Most people call them UT. But after Friday night’s performance at the Western Big Six boys track and field meet at Browning Field, maybe United Township should change its initials to UD.

As in Utterly Dominant.

The Panthers were certainly that Friday, cruising seemingly from the moment they got off the bus all the way through their victory lap on the Gene Shipley Track.

The win was UT's fourth straight conference title and ninth in 10 years.

The Panthers won seven of the 18 events, getting double victories from Jean-Luc Soglohun in the long and triple jumps and Dalton Martin in the 1,600 and 3,200. Their final point total was 172, well ahead of second place Moline’s 124.

Panthers coach Evan Holschbach expects top performances from his field events, which start a good 90 minutes before the running finals. But even he got more than expected.

“It’s sort of their job to set the tone for the meet,” he said. “The high jump was really the first one where they popped.

Junior Logan Francis finished first with a jump of 6 feet, 5 inches, and Justin Griser took second at 6-3, both state-qualifying marks.

"Those would be like second and third at our sectional," Holschbach said. "That was really exciting to start with."

UT also performed admirably in the throws after not scoring any points there a year ago. Xavier Wickersham was third in the shot put and fifth in the discus.

Add wins in the 3,200 relay and from Eddie Sierra-Lee in the pole vault, and UT was rolling.

Soglohun winning twice was no surprise, having placed in both jumps at state a year ago. He was especially pleased with his triple jump Friday of 47-04.50.

“Long jump didn’t go as well as I expected but I still stuck with it and got on the board and won the long jump (21-04.75),” he said. “Triple jump my first jump wasn’t the best because I was a little bit sore. After that I started getting some warm-ups in and started to feel a lot warmer and then the rest of my jumps, everything just followed. I was using my hands. My phases were on time and they carried me out.”
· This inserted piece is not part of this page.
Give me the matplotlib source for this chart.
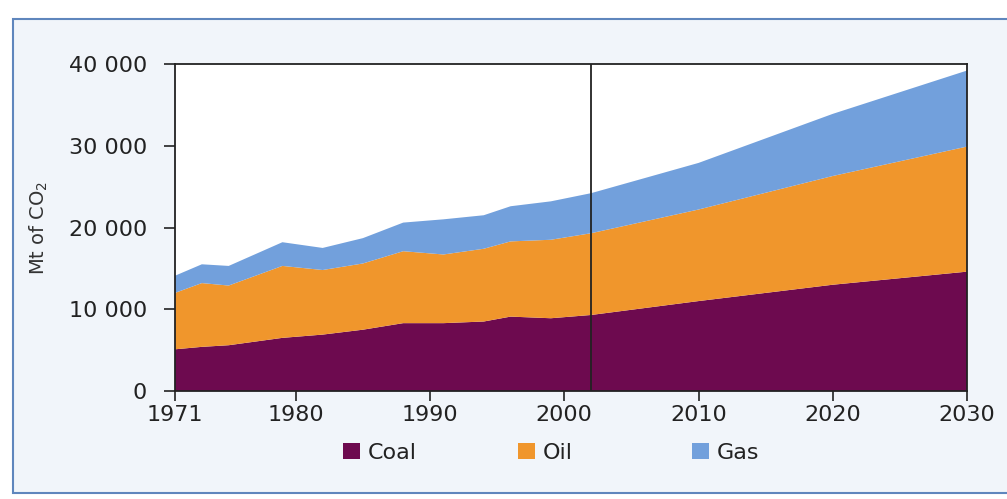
import matplotlib
matplotlib.use("Agg")
import matplotlib.pyplot as plt
from matplotlib.patches import Rectangle, Patch
from matplotlib.ticker import FuncFormatter

years = [1971, 1973, 1975, 1979, 1982, 1985, 1988, 1991, 1994, 1996, 1999, 2002, 2010, 2020, 2030]
coal = [5100, 5400, 5600, 6500, 6900, 7500, 8300, 8300, 8500, 9100, 8900, 9300, 11000, 13000, 14600]
oil = [6900, 7800, 7300, 8800, 7900, 8100, 8800, 8400, 8900, 9200, 9600, 10000, 11200, 13300, 15300]
gas = [2100, 2300, 2400, 2900, 2700, 3100, 3500, 4300, 4100, 4300, 4700, 4900, 5700, 7600, 9300]
labels = ["Coal", "Oil", "Gas"]
colors = ["#6d0a4f", "#f0962c", "#72a0dc"]
xticks = [1971, 1980, 1990, 2000, 2010, 2020, 2030]
yticks = [0, 10000, 20000, 30000, 40000]
divider_year = 2002

W, H = 1007, 499
fig = plt.figure(figsize=(W / 100, H / 100), dpi=100)
fig.patch.set_facecolor("white")
fig.patches.append(Rectangle((13 / W, 6 / H), 1.0, (493 - 19) / H, transform=fig.transFigure,
                             facecolor="#f1f5fa", edgecolor="#5f86bd", linewidth=1.5, zorder=-10))

ax = fig.add_axes([175 / W, (H - 391) / H, (967 - 175) / W, (391 - 64) / H])
ax.set_facecolor("white")
ax.stackplot(years, coal, oil, gas, colors=colors, labels=labels, linewidth=0)
ax.axvline(divider_year, color="#222222", linewidth=1.3)
ax.set_xlim(1971, 2030)
ax.set_ylim(0, 40000)
ax.set_xticks(xticks)
ax.set_yticks(yticks)
ax.yaxis.set_major_formatter(FuncFormatter(lambda v, p: f"{int(v):,}".replace(",", " ")))
for s in ax.spines.values():
    s.set_color("#222222")
    s.set_linewidth(1.3)
ax.tick_params(axis="x", direction="out", length=7, width=1.2, labelsize=16, pad=3, colors="#222222")
ax.tick_params(axis="y", direction="out", length=8, width=1.2, labelsize=16, pad=12, colors="#222222")
ax.set_ylabel("Mt of CO$_2$", fontsize=14, color="#333333", labelpad=14)

for i, (c, lab) in enumerate(zip(colors, labels)):
    x0 = [343, 518, 692][i]
    fig.legend([Patch(facecolor=c, edgecolor="none")], [lab], loc="center left",
               bbox_to_anchor=(x0 / W, (H - 453) / H), frameon=False, fontsize=16,
               handlelength=0.75, handleheight=0.75, handletextpad=0.35, borderpad=0,
               borderaxespad=0, labelcolor="#222222")

fig.savefig("out.png", dpi=100, facecolor=fig.get_facecolor())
Soglohun was far more excited about the team win.

“It feels great,” he said. “You could put people in spots where we need them and they will still score enough points. It’s not even about getting first every time, it’s about those points behind (first). The points add up and at the end of the day we take that trophy home.”

Just as impressive was Martin winning the difficult double of the 1,600 and 3,200.

“It’s pretty tough saying you are going to go win the two-mile, which is a hard race and it was a lot warmer than it’s been (most of the season), so that was a little bit challenging,” he said. “And then to come back in the mile and do it again. It felt pretty good, but it was really hard to do it.”

He, too, was equally pleased with the team title.

“To be a part of it, that means the world to me,” he said. “Knowing that I am going to contribute these points to the team to help us win the title. Whenever we are able to win as a team, it means so much more than just being able to say ‘I won.’”

Moline coach Tauwon Taylor was not surprised by the Panthers' performance.

He did not let that get in the way of his Maroons’ accomplishment, though.

Moline’s second-place finish was the highest the Maroons have gotten in the Big Six in more than a decade. The Maroons got titles from Jon Moore in the 300 hurdles and closed the night by winning the 1,600 relay.

“We had several guys perform well today,” he said, citing Moore, Armani Atwater (third in the 200), the 800 relay (third), the 1,600 relay (first) and Davon Ellis-Hare in the shot put (second) and discus (fourth).

Rock Island took third, but got first-place finishes from Javontae Rush in the shot put, its 400 and 800 relays and its expected double win by sprinter Courtney Lindsey in the 100 and 200.

Alleman took fifth, led by Nathan Graves’ first-place finish in the discus.